On 01-10-2019 10:39, Sean Young wrote:
Hi Hans,

On Mon, Sep 30, 2019 at 01:29:59PM +0200, Hans de Goede wrote:
On 30-09-2019 10:33, Sean Young wrote:
On Mon, Sep 30, 2019 at 11:34:04AM +1000, Peter Hutterer wrote:
On Sun, Sep 29, 2019 at 08:17:38PM +0100, Sean Young wrote:
Any thoughts on this would be appreciated!

libinput relies on udev, either directly or through the X server. So if you
trigger your device to get removed and re-added through udev, libinput will
add it and re-initialize it with whatever current bits it has.

   sudo udevadm trigger --action=remove /sys/class/input/event5
   sudo udevadm trigger --action=add /sys/class/input/event5

Hmm, this is bit of an ugly workaround, even if generated them from
ir-keytable.

We could change the kernel to re-create the input device when the keymap
changes, but this does not fit the current model very well.

Not quite sure how to solve this yet.

Just reading along here as an ex libinput contributor. I have the feeling
that it will help if you can explain your specific use-case, because it
sounds like you really want to change the keymap on the fly, while normally
the keymap is something which gets setup once and the loaded by udev add
device init time...

You're absolutely right, that is exactly what I'm trying to do.

So can you please explain your specific use-case here?

Simply loading a new keymap while logged in, or rather solve the issue of
"my remote doesn't work after loading the correct keymap". >
My longer term goal is to provide gnome-control-center plugin for
configuring IR receivers.

So what I'm hearing is that from libinput's perspective, an input device
should not change once created. In order to support this use-case, either
ask the user to logout/login or the kernel should re-create the input
device when the keymap changes.

Right, so if this is for a gnome-control-center plugin then I guess
the idea is the user sets things up once and then they never change, right?

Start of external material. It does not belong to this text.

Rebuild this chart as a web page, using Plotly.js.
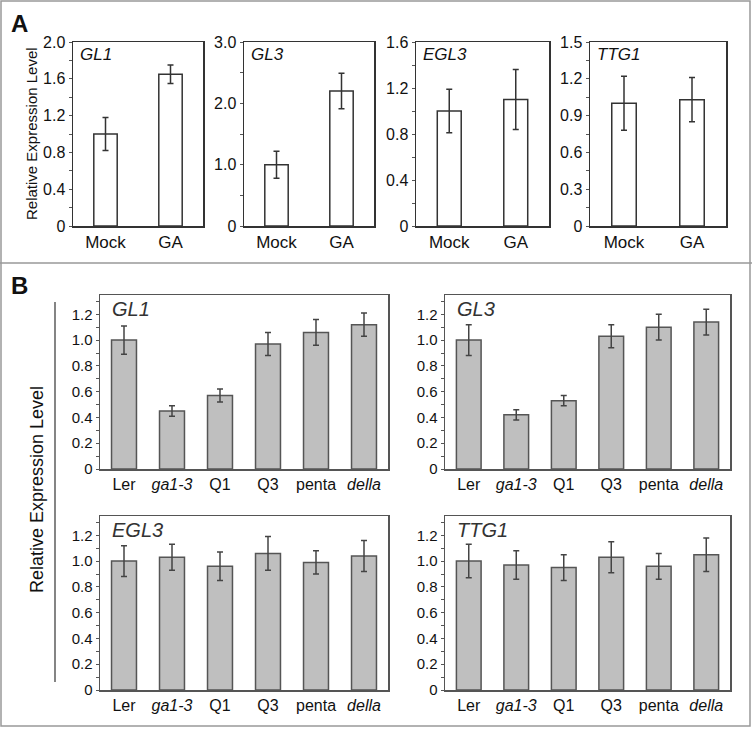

So how does the keymap stay set / gets stored ? Do you write it out
globally so that udev will do the right thing next boot. Or does the
g-c-c plugin register an autostart user service which does this once
the user logs in?

Assuming you set the mapping globally, then you need some DBUS activated
helper daemon running as root, or some such, right (hopefully with
access managed by polkit)?   Then it wouldn't be too hard to do the:

    sudo udevadm trigger --action=remove /sys/class/input/event5
    sudo udevadm trigger --action=add /sys/class/input/event5

Peter suggested from that daemon, and if this is only done on
keymap changes, then this seems like a reasonable solution?